=== GIVEN PROBLEM ===
Retype everything from the line that contains "Clone this chart" down to the line that contains "import * as", inclusive, without altering or adding anything.

=== AVAILABLE DATA ===
----------
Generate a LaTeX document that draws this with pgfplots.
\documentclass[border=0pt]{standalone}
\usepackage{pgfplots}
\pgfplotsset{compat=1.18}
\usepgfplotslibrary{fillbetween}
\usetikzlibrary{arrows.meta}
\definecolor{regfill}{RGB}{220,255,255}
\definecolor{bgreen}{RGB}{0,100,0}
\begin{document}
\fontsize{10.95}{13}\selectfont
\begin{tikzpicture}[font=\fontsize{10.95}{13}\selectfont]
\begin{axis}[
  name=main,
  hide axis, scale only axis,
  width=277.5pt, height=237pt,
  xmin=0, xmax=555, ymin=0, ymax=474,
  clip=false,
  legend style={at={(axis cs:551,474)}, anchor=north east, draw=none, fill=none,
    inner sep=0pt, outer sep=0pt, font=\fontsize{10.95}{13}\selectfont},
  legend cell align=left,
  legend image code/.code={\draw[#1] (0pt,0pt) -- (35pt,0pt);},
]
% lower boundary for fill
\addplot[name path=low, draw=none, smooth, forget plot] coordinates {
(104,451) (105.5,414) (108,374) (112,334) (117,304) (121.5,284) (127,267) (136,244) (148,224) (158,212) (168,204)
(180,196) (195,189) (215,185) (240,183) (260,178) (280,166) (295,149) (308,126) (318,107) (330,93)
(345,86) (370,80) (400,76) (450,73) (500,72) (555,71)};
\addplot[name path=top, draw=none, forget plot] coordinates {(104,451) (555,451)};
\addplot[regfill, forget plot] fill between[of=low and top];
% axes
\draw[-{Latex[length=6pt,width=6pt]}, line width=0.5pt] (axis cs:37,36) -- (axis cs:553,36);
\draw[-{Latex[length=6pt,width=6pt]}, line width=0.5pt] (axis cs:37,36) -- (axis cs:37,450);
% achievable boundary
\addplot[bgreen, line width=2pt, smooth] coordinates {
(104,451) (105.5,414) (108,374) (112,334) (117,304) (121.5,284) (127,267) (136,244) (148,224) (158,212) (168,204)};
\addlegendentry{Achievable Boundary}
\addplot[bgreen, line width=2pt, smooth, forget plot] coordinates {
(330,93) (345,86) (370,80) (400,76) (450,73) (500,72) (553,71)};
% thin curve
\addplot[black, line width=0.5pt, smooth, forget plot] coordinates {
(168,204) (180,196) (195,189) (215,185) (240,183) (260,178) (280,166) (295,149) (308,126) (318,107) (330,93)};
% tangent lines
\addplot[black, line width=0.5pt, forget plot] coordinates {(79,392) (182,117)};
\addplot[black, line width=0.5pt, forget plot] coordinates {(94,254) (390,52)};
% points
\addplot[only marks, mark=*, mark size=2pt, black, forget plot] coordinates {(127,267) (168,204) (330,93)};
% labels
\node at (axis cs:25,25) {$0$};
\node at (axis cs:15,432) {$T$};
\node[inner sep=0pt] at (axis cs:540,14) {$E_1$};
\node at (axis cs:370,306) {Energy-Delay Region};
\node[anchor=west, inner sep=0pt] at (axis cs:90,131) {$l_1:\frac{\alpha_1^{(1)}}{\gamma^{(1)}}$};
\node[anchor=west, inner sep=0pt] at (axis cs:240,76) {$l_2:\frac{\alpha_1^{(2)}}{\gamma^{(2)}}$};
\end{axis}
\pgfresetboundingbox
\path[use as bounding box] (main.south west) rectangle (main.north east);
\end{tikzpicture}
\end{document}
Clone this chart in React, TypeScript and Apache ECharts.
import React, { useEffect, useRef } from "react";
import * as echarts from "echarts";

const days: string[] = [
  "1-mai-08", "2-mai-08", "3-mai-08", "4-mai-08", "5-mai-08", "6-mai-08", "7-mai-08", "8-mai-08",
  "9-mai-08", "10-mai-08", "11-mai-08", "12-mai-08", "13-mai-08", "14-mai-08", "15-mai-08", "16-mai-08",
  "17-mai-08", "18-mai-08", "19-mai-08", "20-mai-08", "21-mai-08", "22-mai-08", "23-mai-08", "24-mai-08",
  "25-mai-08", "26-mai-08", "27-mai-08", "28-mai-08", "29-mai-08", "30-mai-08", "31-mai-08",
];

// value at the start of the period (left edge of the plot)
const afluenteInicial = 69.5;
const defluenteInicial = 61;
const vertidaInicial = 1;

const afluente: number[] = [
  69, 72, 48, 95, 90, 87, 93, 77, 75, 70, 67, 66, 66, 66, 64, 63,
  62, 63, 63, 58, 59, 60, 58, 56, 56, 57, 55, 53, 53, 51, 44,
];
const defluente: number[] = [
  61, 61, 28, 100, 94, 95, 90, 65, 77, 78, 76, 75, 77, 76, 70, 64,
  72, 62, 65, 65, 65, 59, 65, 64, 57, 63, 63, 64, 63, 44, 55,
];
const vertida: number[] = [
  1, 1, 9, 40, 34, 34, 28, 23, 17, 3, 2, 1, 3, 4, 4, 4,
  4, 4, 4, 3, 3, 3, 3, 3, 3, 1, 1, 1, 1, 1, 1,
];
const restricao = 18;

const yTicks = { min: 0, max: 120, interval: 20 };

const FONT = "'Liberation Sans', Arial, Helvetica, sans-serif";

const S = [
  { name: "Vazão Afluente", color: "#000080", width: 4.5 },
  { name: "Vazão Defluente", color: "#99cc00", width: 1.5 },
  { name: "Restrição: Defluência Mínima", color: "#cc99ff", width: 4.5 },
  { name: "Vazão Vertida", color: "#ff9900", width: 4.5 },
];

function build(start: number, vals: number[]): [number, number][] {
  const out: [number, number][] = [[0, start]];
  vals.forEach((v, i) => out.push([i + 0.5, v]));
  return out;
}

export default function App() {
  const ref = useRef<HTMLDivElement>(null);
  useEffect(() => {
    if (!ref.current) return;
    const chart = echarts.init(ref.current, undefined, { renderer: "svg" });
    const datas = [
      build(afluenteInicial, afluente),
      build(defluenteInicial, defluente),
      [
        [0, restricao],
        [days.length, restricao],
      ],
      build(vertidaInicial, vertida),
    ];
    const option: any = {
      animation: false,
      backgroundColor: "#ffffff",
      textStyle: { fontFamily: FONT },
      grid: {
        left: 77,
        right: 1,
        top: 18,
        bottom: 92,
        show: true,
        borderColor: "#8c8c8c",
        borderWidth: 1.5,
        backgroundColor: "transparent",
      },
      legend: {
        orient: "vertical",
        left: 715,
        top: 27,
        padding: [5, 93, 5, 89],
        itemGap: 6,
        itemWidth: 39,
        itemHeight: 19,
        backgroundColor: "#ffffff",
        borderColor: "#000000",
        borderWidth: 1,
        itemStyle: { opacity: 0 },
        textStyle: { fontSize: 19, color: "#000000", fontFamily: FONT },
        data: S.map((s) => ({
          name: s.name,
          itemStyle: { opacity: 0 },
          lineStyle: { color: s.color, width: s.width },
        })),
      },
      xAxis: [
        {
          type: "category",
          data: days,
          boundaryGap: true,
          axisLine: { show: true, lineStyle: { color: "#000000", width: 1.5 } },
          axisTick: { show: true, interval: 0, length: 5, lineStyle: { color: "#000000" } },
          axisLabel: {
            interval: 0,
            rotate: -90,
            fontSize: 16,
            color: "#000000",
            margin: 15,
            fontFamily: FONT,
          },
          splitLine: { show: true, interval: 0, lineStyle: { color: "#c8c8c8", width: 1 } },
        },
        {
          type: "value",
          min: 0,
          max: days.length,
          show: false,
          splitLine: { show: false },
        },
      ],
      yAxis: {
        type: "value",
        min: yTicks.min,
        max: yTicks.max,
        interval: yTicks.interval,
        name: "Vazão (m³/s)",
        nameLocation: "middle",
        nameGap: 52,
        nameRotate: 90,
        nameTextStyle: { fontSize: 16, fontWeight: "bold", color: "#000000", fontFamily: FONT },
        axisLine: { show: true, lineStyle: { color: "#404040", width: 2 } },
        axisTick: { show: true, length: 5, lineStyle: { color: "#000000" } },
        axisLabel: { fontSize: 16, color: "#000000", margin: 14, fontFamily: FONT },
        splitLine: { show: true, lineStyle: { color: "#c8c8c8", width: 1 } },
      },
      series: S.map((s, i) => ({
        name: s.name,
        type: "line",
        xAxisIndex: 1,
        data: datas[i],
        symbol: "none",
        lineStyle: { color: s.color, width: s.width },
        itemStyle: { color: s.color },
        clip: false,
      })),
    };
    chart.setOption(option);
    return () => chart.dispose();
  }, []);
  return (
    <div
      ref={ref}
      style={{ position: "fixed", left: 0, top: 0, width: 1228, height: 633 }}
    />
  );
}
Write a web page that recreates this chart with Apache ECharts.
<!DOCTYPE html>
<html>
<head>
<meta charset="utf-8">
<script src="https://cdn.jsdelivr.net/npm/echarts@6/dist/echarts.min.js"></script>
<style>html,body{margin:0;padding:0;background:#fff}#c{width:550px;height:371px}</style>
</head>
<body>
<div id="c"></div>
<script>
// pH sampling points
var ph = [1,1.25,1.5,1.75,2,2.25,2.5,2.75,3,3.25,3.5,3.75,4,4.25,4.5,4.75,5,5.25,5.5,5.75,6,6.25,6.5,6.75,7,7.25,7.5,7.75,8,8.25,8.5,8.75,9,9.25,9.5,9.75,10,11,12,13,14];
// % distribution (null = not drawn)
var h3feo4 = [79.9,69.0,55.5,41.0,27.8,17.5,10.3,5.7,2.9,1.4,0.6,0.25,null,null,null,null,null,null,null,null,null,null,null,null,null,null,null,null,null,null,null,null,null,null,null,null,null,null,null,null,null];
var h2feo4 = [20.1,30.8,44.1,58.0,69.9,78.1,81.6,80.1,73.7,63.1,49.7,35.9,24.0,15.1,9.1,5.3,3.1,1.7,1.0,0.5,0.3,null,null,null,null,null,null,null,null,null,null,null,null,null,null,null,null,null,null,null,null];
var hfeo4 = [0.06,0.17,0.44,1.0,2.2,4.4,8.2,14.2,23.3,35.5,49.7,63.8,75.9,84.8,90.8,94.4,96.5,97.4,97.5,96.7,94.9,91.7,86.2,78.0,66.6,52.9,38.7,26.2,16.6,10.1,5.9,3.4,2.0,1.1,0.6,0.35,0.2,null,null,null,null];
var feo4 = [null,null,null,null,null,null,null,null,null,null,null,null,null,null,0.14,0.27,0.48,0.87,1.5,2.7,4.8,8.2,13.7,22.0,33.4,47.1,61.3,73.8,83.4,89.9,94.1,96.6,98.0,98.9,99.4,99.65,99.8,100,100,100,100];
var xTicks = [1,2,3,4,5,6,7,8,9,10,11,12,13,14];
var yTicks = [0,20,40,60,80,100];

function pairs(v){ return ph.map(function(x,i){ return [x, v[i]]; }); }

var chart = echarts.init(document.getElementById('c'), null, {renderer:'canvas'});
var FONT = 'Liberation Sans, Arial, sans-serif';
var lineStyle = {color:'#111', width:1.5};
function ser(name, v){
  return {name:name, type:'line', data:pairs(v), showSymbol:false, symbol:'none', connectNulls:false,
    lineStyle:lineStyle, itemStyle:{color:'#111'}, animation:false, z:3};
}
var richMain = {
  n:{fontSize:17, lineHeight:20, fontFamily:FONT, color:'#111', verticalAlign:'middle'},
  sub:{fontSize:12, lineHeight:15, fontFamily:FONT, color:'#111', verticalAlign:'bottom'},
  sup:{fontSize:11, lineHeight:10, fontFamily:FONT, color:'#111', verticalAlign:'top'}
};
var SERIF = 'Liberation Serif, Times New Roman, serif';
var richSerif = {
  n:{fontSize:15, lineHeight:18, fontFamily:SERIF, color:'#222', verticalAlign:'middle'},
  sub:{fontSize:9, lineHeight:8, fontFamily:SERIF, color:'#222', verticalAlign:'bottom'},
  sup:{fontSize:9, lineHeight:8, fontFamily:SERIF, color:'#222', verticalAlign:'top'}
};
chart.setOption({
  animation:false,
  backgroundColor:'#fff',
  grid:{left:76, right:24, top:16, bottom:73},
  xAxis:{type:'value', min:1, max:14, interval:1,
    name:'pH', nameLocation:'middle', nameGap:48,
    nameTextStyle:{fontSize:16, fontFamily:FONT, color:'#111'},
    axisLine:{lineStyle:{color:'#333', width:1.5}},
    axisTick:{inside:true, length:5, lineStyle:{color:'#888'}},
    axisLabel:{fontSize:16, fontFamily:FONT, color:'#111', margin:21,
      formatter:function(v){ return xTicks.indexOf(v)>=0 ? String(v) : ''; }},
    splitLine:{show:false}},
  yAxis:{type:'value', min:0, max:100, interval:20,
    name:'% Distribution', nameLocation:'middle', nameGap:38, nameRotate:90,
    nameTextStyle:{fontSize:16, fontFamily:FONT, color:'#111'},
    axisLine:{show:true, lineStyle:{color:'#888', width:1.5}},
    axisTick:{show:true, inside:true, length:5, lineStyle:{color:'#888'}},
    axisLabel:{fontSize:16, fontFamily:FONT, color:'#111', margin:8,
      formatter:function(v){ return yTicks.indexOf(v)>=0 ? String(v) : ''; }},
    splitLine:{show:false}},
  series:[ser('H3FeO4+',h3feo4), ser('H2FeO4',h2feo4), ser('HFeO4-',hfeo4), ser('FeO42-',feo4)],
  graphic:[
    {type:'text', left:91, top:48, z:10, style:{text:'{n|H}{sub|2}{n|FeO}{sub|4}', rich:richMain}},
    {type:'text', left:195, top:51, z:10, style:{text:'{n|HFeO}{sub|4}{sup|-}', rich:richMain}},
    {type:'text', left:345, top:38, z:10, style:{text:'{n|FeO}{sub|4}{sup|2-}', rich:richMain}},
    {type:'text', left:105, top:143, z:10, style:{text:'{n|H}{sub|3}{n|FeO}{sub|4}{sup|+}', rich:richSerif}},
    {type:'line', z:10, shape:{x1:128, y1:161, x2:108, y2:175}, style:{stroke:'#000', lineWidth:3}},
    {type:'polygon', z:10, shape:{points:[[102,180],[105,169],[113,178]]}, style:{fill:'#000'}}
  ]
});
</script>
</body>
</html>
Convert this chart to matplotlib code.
----------
=== COMPLETE RESPONSE ===
Clone this chart in React, TypeScript and Apache ECharts.
import React, { useEffect, useRef } from "react";
import * as echarts from "echarts";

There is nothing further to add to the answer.